Even more curiously, when plasmoids in the lab reach a threshold density, they discharge, usually along their spin axis. These "jets" heat the plasma to extremely high energies. This process can be observed beautifully in the dense plasma focus device.

From laboratory experiments to cosmological distances, experiments, simulations, and observations strongly suggest the plasma follows the same physics everywhere.

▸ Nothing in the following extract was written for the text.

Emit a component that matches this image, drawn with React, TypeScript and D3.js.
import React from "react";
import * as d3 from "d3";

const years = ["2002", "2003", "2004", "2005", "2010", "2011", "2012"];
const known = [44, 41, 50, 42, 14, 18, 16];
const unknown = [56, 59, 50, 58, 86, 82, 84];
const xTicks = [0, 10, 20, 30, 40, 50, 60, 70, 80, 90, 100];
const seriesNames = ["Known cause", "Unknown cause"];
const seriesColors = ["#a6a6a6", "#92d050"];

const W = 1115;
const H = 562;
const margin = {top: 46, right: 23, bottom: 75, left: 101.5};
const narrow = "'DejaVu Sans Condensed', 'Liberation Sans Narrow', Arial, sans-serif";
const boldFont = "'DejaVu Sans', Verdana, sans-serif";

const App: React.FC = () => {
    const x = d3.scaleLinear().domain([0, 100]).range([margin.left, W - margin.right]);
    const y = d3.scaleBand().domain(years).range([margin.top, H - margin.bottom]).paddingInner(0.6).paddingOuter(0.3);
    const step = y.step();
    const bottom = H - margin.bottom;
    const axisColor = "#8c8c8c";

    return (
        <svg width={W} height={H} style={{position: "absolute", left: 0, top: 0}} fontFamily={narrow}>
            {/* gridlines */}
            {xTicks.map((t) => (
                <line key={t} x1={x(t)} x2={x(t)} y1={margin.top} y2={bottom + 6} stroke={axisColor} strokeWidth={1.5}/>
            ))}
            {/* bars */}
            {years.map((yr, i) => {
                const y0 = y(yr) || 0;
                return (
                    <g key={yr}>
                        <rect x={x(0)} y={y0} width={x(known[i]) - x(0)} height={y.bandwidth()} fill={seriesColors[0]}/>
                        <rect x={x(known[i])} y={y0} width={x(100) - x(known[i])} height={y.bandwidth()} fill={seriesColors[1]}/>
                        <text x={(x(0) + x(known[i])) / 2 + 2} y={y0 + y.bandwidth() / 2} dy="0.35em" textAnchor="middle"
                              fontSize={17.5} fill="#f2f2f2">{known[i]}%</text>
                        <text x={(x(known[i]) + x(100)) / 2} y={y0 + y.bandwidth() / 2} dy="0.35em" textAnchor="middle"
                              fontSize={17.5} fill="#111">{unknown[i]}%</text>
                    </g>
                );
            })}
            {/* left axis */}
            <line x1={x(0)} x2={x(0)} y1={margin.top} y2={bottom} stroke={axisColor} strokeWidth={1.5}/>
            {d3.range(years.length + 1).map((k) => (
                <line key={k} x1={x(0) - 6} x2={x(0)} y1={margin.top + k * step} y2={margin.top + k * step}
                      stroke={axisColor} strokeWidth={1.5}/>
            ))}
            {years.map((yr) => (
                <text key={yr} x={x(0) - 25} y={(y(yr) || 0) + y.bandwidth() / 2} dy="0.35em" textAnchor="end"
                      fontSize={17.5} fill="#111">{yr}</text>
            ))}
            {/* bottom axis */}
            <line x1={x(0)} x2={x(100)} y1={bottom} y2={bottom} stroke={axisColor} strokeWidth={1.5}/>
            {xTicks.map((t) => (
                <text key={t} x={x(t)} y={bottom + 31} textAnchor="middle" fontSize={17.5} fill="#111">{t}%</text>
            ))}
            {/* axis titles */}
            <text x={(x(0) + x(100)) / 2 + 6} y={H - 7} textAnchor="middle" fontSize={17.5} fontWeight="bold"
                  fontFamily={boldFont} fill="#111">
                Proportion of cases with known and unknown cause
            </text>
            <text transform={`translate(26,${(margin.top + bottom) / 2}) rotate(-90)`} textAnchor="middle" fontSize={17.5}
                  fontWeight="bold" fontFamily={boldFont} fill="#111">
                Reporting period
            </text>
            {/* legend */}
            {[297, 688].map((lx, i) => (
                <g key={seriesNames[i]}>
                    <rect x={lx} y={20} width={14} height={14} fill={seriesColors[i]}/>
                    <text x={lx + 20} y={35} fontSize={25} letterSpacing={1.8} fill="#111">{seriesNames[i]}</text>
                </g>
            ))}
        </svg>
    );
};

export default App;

The real mystery seems to be how we can keep overlooking these correlations between experimental data and astrophysical observations.
Merrit
1 / 5 (1) Jan 14, 2018
Also, relatively doesn't really do a good job of explaining black holes anyways. Proper time does not change for an object falling into a black hole. The issue is that as you cross the event horizon, time dilation would cause everything else in the universe to pass at an infinitely faster rate so that a second for you would be the life time of the universe for everything outside. So the question I have is how a black hole would even have the time to collapse into a singularity or spin when it takes an infinite amount of time for us for any amount of time to pass inside the event horizon. I would think our equations must be wrong and that it would actually take an infinite amount of mass to cause time dilation to be this extreme. I think the issue is we are combining two different phenomenon into the same thing.
Merrit
not rated yet Jan 14, 2018
Continued. We know time dilation is real based on things such as GPS satellites, but near an event horizon light has difficulty escaping and fails past the horizon. You could think of it as if the speed of light is actually slowing down near the horizon. In this case the slowing of time in comparison to us would be an illusion. Relatively is all about every frame of reference observing the same speed of light. The key part is observing. There can be both real parts and illusion parts to these observations. Relatively does not talk about what actually happens, but what we can actually observe.
Merrit
not rated yet Jan 14, 2018
Cont. when you look at an object under a microscope, it is not actually orders of magnitude larger, it just appears that way due to the light being distorted in this useful way. Well, light being given off from objects moving at relativistic rates or massive gravity is also being distorted. One good example of debate for real versus illusion is contraction due relativistic speeds. The contraction causes no stress on the object and the object can't even tell if it is being contracted, yet in particle physics it appears this contraction is real based on particle accelerators results.
milnik
3 / 5 (2) Jan 14, 2018
It's no wonder that science does not know many phenomena in the universe, when it does not understand the movement of celestial bodies and how the spin of these bodies creates. For this I have the proof with which I am correcting Kepler's laws, Kenig's theorem, Einstein's "proof" of the precession of the peripheral of the planet, I prove why our moon has always turned to the same side of the earth. In particular, it can be proved in the same way and how spin of all material particles is formed. We need to know that there are both material and energy particles (like gluons).